You were missing HGST
I also think what you said about bad batches and maintaining brand and model diversity to protect against those type of failures bears repeating. If you favor the same model drive, even in large redundant arrays, you may have a bad day if the model has a problem and starts to choke.
As to the brand reputation, a bad batch is a huge problem, but a bad response from the maker is worse. We were using the IBM Deskstars (aka Deathstars) in shipping security appliances and spent quite a while mopping up the mess those created. IBM wen't into denial, then hiding, then finally bowed to pressure from it's OEMS and started a recall. Which we then had to sort out how to handle in the field, and deal with customer who lost log data due to multiple failures across multiple drive arrays.
So now I mix brands and batches at different levels of the storage tiers, so that a bad drive model can't wipe out a whole silo of redundancy.
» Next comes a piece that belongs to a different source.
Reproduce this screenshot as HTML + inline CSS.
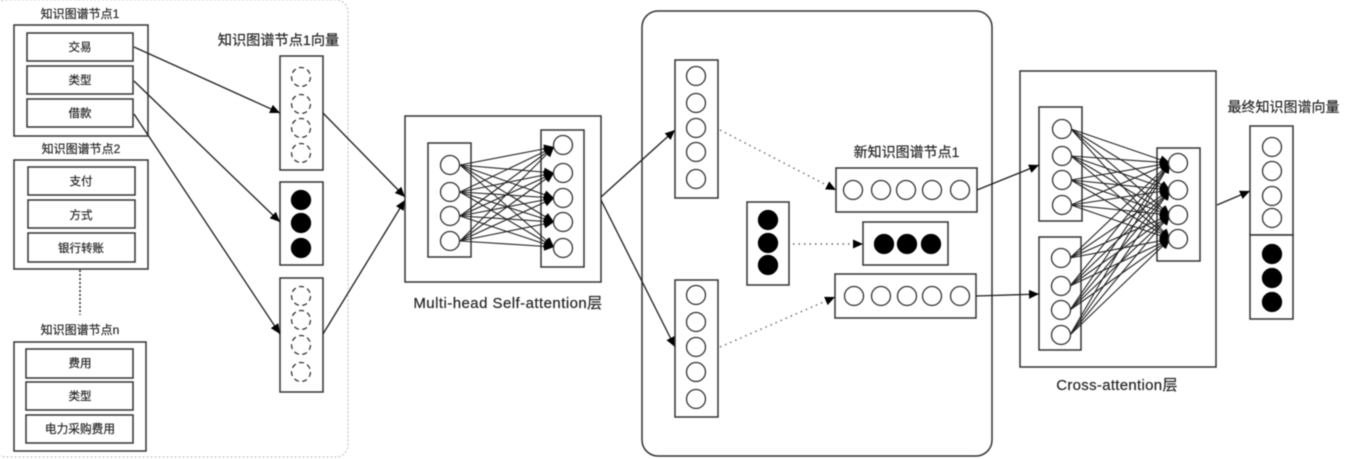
<!DOCTYPE html>
<html><head><meta charset="utf-8">
<style>
html,body{margin:0;padding:0;background:#fff;width:1347px;height:459px;overflow:hidden}
svg{display:block;filter:blur(.45px)}
text{font-family:"Liberation Sans","Noto Sans CJK SC",sans-serif;fill:#222;stroke:#333;stroke-width:.2;text-anchor:middle}
rect{fill:#fff;stroke:#333;stroke-width:1.5}
circle{fill:#fff;stroke:#333;stroke-width:1.3}
.d{stroke-dasharray:5 3.5}
.k{fill:#000;stroke:#000}
line{stroke:#222;stroke-width:1.35;marker-end:url(#a)}
.f line{stroke-width:1.1}
line.p{stroke:#666;stroke-dasharray:1.5 4;stroke-width:1.4}
</style></head><body>
<svg width="1347" height="459" viewBox="0 0 1347 459" xmlns="http://www.w3.org/2000/svg">
<defs><marker id="a" markerUnits="userSpaceOnUse" markerWidth="11" markerHeight="10" refX="10" refY="4.5" orient="auto"><path d="M0 0L10 4.5L0 9Z" fill="#000"/></marker></defs>

<rect x="-6" y="0" width="354" height="457" rx="12" style="stroke:#bbb;stroke-dasharray:2 2;stroke-width:1"/>
<rect x="642" y="11" width="350" height="445" rx="16"/>

<text x="80" y="18" font-size="12">知识图谱节点1</text>
<rect x="14" y="25" width="134" height="111"/>
<rect x="27" y="33" width="106" height="28"/><text x="80" y="51" font-size="11.5">交易</text>
<rect x="27" y="66" width="106" height="28"/><text x="80" y="84" font-size="11.5">类型</text>
<rect x="27" y="99" width="106" height="28"/><text x="80" y="117" font-size="11.5">借款</text>

<text x="81" y="153" font-size="12">知识图谱节点2</text>
<rect x="14" y="160" width="134" height="109"/>
<rect x="28" y="167" width="107" height="28"/><text x="81" y="185" font-size="11.5">支付</text>
<rect x="28" y="200" width="107" height="28"/><text x="81" y="219" font-size="11.5">方式</text>
<rect x="28" y="233" width="107" height="29"/><text x="81" y="252" font-size="11.5">银行转账</text>
<path d="M80 270V315" stroke="#333" stroke-width="1.6" stroke-dasharray="2 2" fill="none"/>

<text x="80" y="334" font-size="12">知识图谱节点n</text>
<rect x="14" y="342" width="132" height="109"/>
<rect x="26" y="349" width="107" height="29"/><text x="80" y="367" font-size="11.5">费用</text>
<rect x="26" y="382" width="107" height="28"/><text x="80" y="400" font-size="11.5">类型</text>
<rect x="26" y="415" width="107" height="28"/><text x="80" y="433" font-size="11.7">电力采购费用</text>

<text x="278.5" y="45" font-size="14.2">知识图谱节点1向量</text>
<rect x="280" y="56" width="43" height="114"/>
<circle class="d" cx="301" cy="77" r="9.5"/><circle class="d" cx="301" cy="104" r="9.5"/><circle class="d" cx="301" cy="128" r="9.5"/><circle class="d" cx="301" cy="153" r="9.5"/>
<rect x="280" y="182" width="43" height="83"/>
<circle class="k" cx="301" cy="200" r="9.5"/><circle class="k" cx="301" cy="223" r="9.5"/><circle class="k" cx="301" cy="248" r="9.5"/>
<rect x="280" y="278" width="43" height="114"/>
<circle class="d" cx="301" cy="296" r="9.5"/><circle class="d" cx="301" cy="320" r="9.5"/><circle class="d" cx="301" cy="345" r="9.5"/><circle class="d" cx="301" cy="372" r="9.5"/>

<line x1="134" y1="47" x2="280" y2="113"/>
<line x1="134" y1="81" x2="280" y2="222"/>
<line x1="134" y1="114" x2="280" y2="334"/>
<line x1="323" y1="113" x2="405" y2="197"/>
<line x1="323" y1="334" x2="405" y2="200"/>

<rect x="405" y="116" width="196" height="166"/>
<rect x="428" y="143" width="43" height="114"/>
<rect x="541" y="130" width="43" height="137"/>
<g class="f">
<line x1="460" y1="165" x2="554" y2="147"/><line x1="460" y1="165" x2="554" y2="173"/><line x1="460" y1="165" x2="554" y2="198"/><line x1="460" y1="165" x2="554" y2="222"/><line x1="460" y1="165" x2="554" y2="247"/>
<line x1="460" y1="192" x2="554" y2="147"/><line x1="460" y1="192" x2="554" y2="173"/><line x1="460" y1="192" x2="554" y2="198"/><line x1="460" y1="192" x2="554" y2="222"/><line x1="460" y1="192" x2="554" y2="247"/>
<line x1="460" y1="216" x2="554" y2="147"/><line x1="460" y1="216" x2="554" y2="173"/><line x1="460" y1="216" x2="554" y2="198"/><line x1="460" y1="216" x2="554" y2="222"/><line x1="460" y1="216" x2="554" y2="247"/>
<line x1="460" y1="241" x2="554" y2="147"/><line x1="460" y1="241" x2="554" y2="173"/><line x1="460" y1="241" x2="554" y2="198"/><line x1="460" y1="241" x2="554" y2="222"/><line x1="460" y1="241" x2="554" y2="247"/>
</g>
<circle cx="450" cy="165" r="9.5"/><circle cx="450" cy="192" r="9.5"/><circle cx="450" cy="216" r="9.5"/><circle cx="450" cy="241" r="9.5"/>
<circle cx="563" cy="145" r="9.5"/><circle cx="563" cy="173" r="9.5"/><circle cx="563" cy="198" r="9.5"/><circle cx="563" cy="222" r="9.5"/><circle cx="563" cy="248" r="9.5"/>
<text x="508" y="308" font-size="15" letter-spacing=".45">Multi-head Self-attention层</text>

<line x1="601" y1="197" x2="675" y2="130"/>
<line x1="601" y1="200" x2="675" y2="347"/>

<rect x="675" y="60" width="43" height="138"/>
<circle cx="696" cy="76" r="9.5"/><circle cx="696" cy="103" r="9.5"/><circle cx="696" cy="128" r="9.5"/><circle cx="696" cy="152" r="9.5"/><circle cx="696" cy="179" r="9.5"/>
<rect x="675" y="280" width="43" height="137"/>
<circle cx="696" cy="295" r="9.5"/><circle cx="696" cy="322" r="9.5"/><circle cx="696" cy="347" r="9.5"/><circle cx="696" cy="372" r="9.5"/><circle cx="696" cy="399" r="9.5"/>
<rect x="747" y="202" width="42" height="83"/>
<circle class="k" cx="768" cy="220" r="9.5"/><circle class="k" cx="768" cy="243" r="9.5"/><circle class="k" cx="768" cy="265" r="9.5"/>

<text x="906.5" y="157" font-size="14">新知识图谱节点1</text>
<rect x="836" y="168" width="141" height="44"/>
<circle cx="853" cy="190" r="9.5"/><circle cx="881" cy="190" r="9.5"/><circle cx="906" cy="190" r="9.5"/><circle cx="932" cy="190" r="9.5"/><circle cx="960" cy="190" r="9.5"/>
<rect x="863" y="222" width="85" height="43"/>
<circle class="k" cx="884" cy="244" r="9.5"/><circle class="k" cx="907" cy="244" r="9.5"/><circle class="k" cx="931" cy="244" r="9.5"/>
<rect x="835" y="274" width="141" height="44"/>
<circle cx="854" cy="296" r="9.5"/><circle cx="881" cy="296" r="9.5"/><circle cx="907" cy="296" r="9.5"/><circle cx="932" cy="296" r="9.5"/><circle cx="960" cy="296" r="9.5"/>

<line class="p" x1="720" y1="130" x2="836" y2="190"/>
<line class="p" x1="720" y1="347" x2="835" y2="297"/>
<line class="p" x1="793" y1="244" x2="863" y2="244"/>

<rect x="1020" y="71" width="196" height="296"/>
<rect x="1039" y="107" width="43" height="114"/>
<rect x="1039" y="237" width="42" height="113"/>
<rect x="1157" y="148" width="43" height="113"/>
<line x1="977" y1="190" x2="1039" y2="165"/>
<line x1="976" y1="296" x2="1039" y2="294"/>
<g class="f">
<line x1="1071" y1="129" x2="1170" y2="163"/><line x1="1071" y1="129" x2="1170" y2="190"/><line x1="1071" y1="129" x2="1170" y2="215"/><line x1="1071" y1="129" x2="1170" y2="239"/>
<line x1="1071" y1="156" x2="1170" y2="163"/><line x1="1071" y1="156" x2="1170" y2="190"/><line x1="1071" y1="156" x2="1170" y2="215"/><line x1="1071" y1="156" x2="1170" y2="239"/>
<line x1="1071" y1="180" x2="1170" y2="163"/><line x1="1071" y1="180" x2="1170" y2="190"/><line x1="1071" y1="180" x2="1170" y2="215"/><line x1="1071" y1="180" x2="1170" y2="239"/>
<line x1="1071" y1="205" x2="1170" y2="163"/><line x1="1071" y1="205" x2="1170" y2="190"/><line x1="1071" y1="205" x2="1170" y2="215"/><line x1="1071" y1="205" x2="1170" y2="239"/>
<line x1="1070" y1="258" x2="1170" y2="163"/><line x1="1070" y1="258" x2="1170" y2="190"/><line x1="1070" y1="258" x2="1170" y2="215"/><line x1="1070" y1="258" x2="1170" y2="239"/>
<line x1="1070" y1="286" x2="1170" y2="163"/><line x1="1070" y1="286" x2="1170" y2="190"/><line x1="1070" y1="286" x2="1170" y2="215"/><line x1="1070" y1="286" x2="1170" y2="239"/>
<line x1="1070" y1="310" x2="1170" y2="163"/><line x1="1070" y1="310" x2="1170" y2="190"/><line x1="1070" y1="310" x2="1170" y2="215"/><line x1="1070" y1="310" x2="1170" y2="239"/>
<line x1="1070" y1="335" x2="1170" y2="163"/><line x1="1070" y1="335" x2="1170" y2="190"/><line x1="1070" y1="335" x2="1170" y2="215"/><line x1="1070" y1="335" x2="1170" y2="239"/>
</g>
<circle cx="1062" cy="129" r="9.5"/><circle cx="1062" cy="156" r="9.5"/><circle cx="1062" cy="180" r="9.5"/><circle cx="1062" cy="205" r="9.5"/>
<circle cx="1061" cy="258" r="9.5"/><circle cx="1061" cy="286" r="9.5"/><circle cx="1061" cy="310" r="9.5"/><circle cx="1061" cy="335" r="9.5"/>
<circle cx="1178" cy="163" r="9.5"/><circle cx="1178" cy="190" r="9.5"/><circle cx="1178" cy="215" r="9.5"/><circle cx="1178" cy="239" r="9.5"/>
<text x="1117" y="390" font-size="15" letter-spacing=".3">Cross-attention层</text>

<line x1="1217" y1="205" x2="1250" y2="191"/>
<text x="1283.5" y="112" font-size="14">最终知识图谱向量</text>
<rect x="1250" y="126" width="43" height="109"/>
<rect x="1250" y="235" width="43" height="84"/>
<circle cx="1272" cy="147" r="9.5"/><circle cx="1272" cy="171" r="9.5"/><circle cx="1272" cy="196" r="9.5"/><circle cx="1272" cy="218" r="9.5"/>
<circle class="k" cx="1272" cy="254" r="9.5"/><circle class="k" cx="1272" cy="278" r="9.5"/><circle class="k" cx="1272" cy="302" r="9.5"/>
</svg>
</body></html>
I also feel for home users, who have neither the training or know how to handle something like this without losing data. WE should know better, but they don't, and they shouldn't have to.
Their laptop, which probably doesn't have resilient storage, didn't come with real backup software, and wasn't bundled with enough external storage to backup the machine.
So we (as the tech industry) set them up to fall over with a failure like this, and too many schools literally teach their students to just carry around a flash drive with all their academic work on it.